Il lungo confronto tra i due (“Camminiamo da più di mezz’ora”) riconosce dunque - a ulteriore indizio della complessa articolazione de I mari del sud, intessuto di rimandi a Faulkner, Whitman e a Lee Masters, autore della Antologia di Spoon River - la sottile distanza che corre tra i due personaggi; il cugino stesso, proprio in virtù della sua esperienza di vita, rifiuta le illusioni del mito (“Mio cugino non parla dei viaggi compiuti. | Dice asciutto che è stato in quel luogo e in quell’altro | e pensa ai suoi motori”), di cui invece si nutre lo scrittore. È come se il poeta potesse narrare la vita immaginata del cugino solo attraverso un filtro, che però costituisce di per sé una deformazione dell’esperienza stessa, con conseguente aumento del senso di estraneità di chi scrive. Così, alla scena quasi tratta da Moby Dick (che Pavese aveva tradotto nel 1930) della penultima strofe seguono i pochi versi conclusivi, dove si palesa tutta la distanza tra il mito letterario e la realtà concreta cui si riferisce più prosaicamente il cugino:

Solo un sogno
gli è rimasto nel sangue: ha incrociato una volta,
da fuochista su un legno olandese da pesca, il cetaceo,
e ha veduto volare i ramponi pesanti nel sole,
ha veduto fuggire balene tra schiume di sangue
e inseguirle e innalzarsi le code e lottare alla lancia.
Me ne accenna talvolta.

Ma quando gli dico
ch'egli è tra i fortunati che han visto l'aurora
sulle isole più belle della terra,
al ricordo sorride e risponde che il sole
si levava che il giorno era vecchio per loro.

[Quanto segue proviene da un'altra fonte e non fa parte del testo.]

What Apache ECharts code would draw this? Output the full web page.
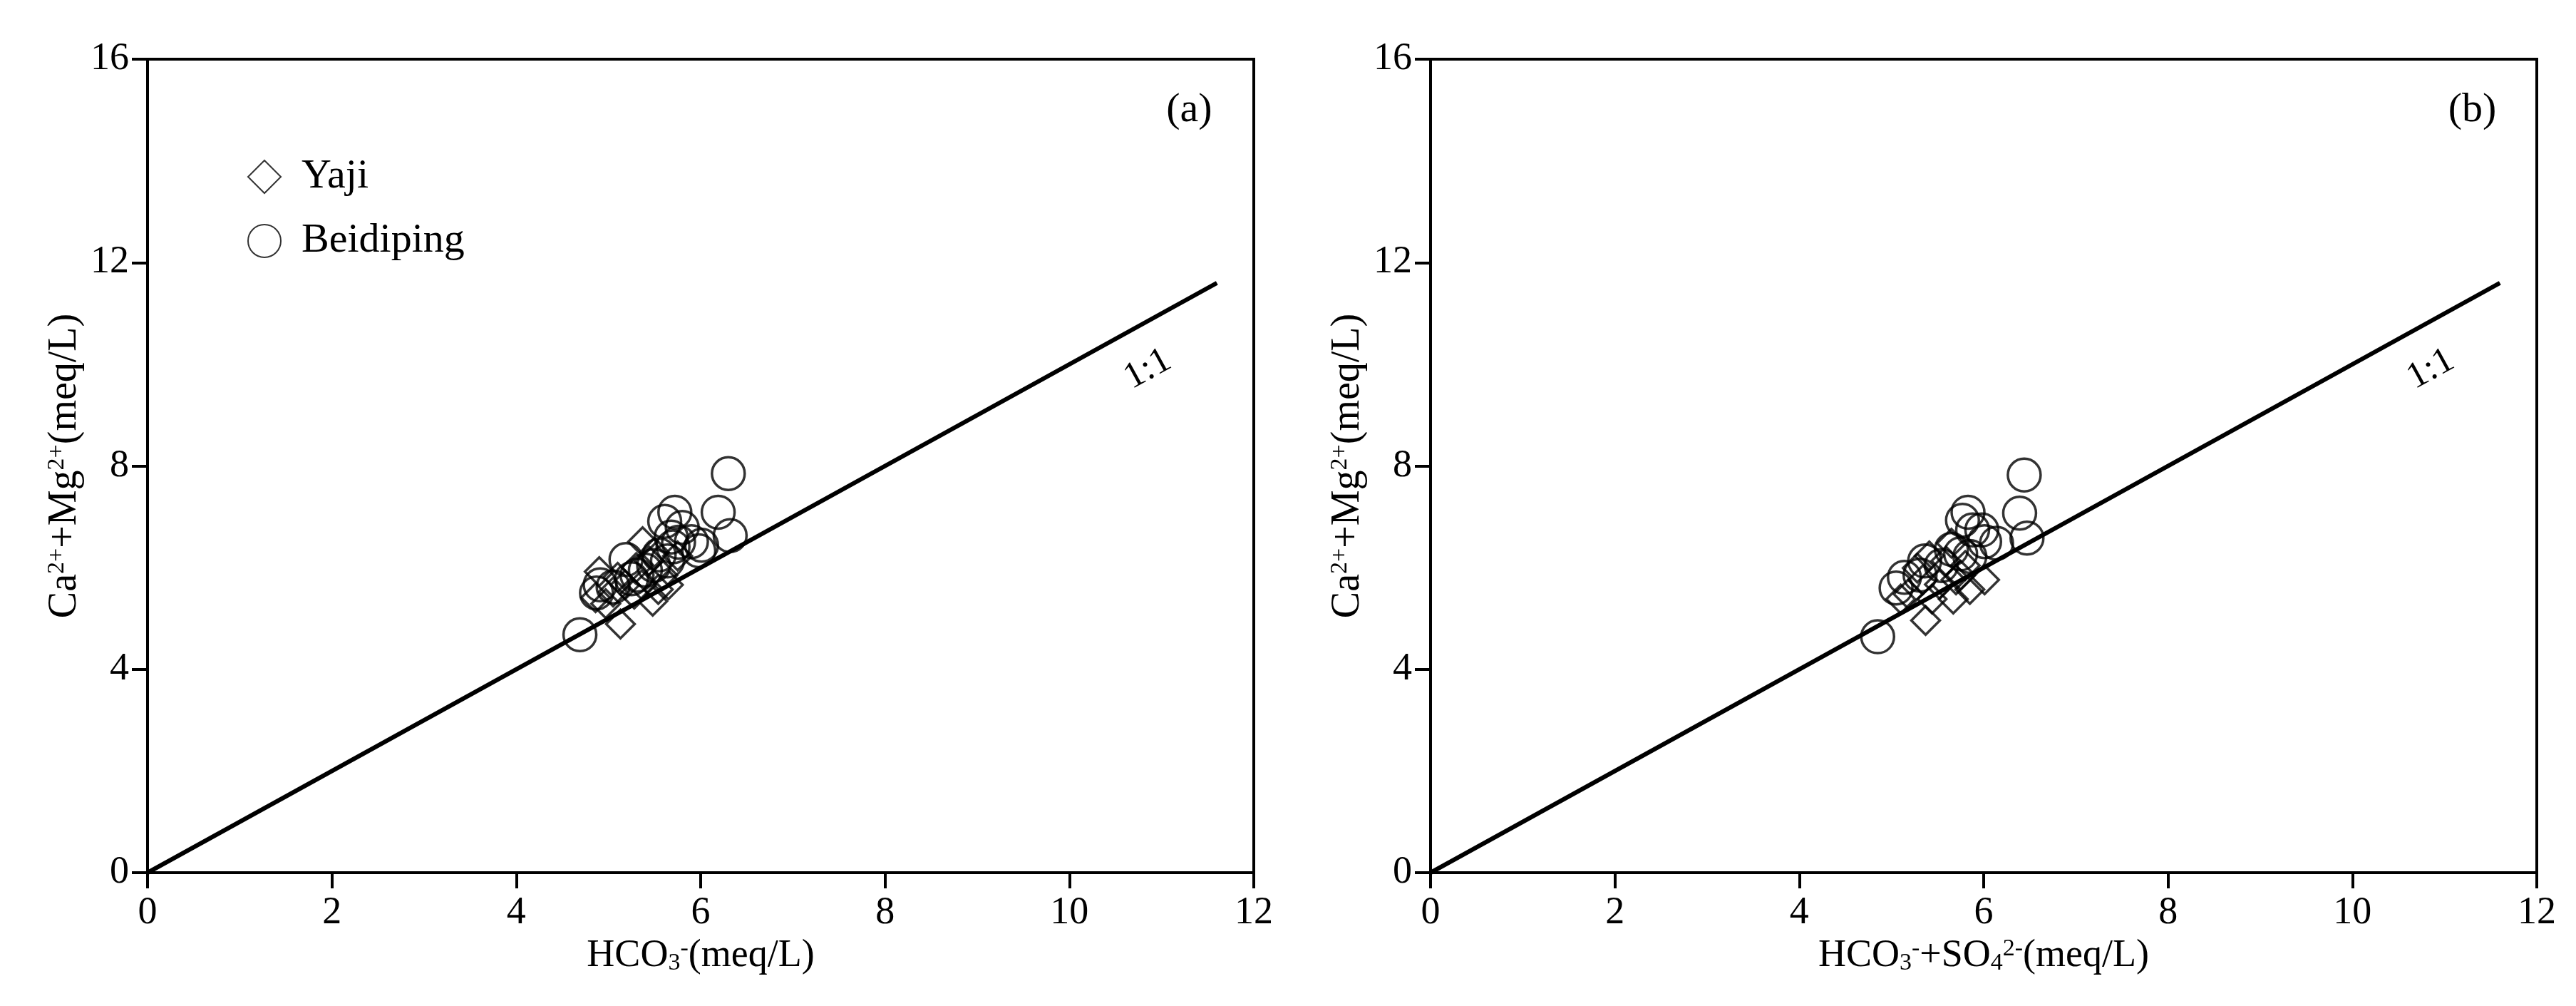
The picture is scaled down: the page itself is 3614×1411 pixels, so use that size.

Il confronto tra mito e realtà, tra partecipazione ed esclusione, è allora alla base de I mari del sud, che vede confermato la propria importanza anche sotto l’aspetto tecnico-formale: la scelta della versificazione libera (pochi sono gli endecasillabi rintracciabili in tutto il componimento) si adatta all’idea pavesiana di una poesia che confini col racconto, e che riproduca, nell’andamento disteso e “lungo” della paratassi, il ritmo della narrazione epico-popolare, spezzata dagli enjambements e modellata sulle riprese anaforiche di singole parole-chiave piuttosto che sulla musicalità della rima, qui pressoché assente. Innovativa anche la scelta contenutistica: in un clima letterario di pieno Ermetismo, Pavese compie la scelta per certi versi radicale di partire dalla descrizione minima di un mondo concreto per alludere - come disse Calvino a proposito del titolo della raccolta, Lavorare stanca - allo “struggimento di chi non si integra: ragazzo nel mondo degli adulti, senza mestiere nel mondo di chi lavora, senza donna nel mondo dell’amore e delle famiglie, senza armi nel mondo delle lotte politiche cruente e dei doveri civili”.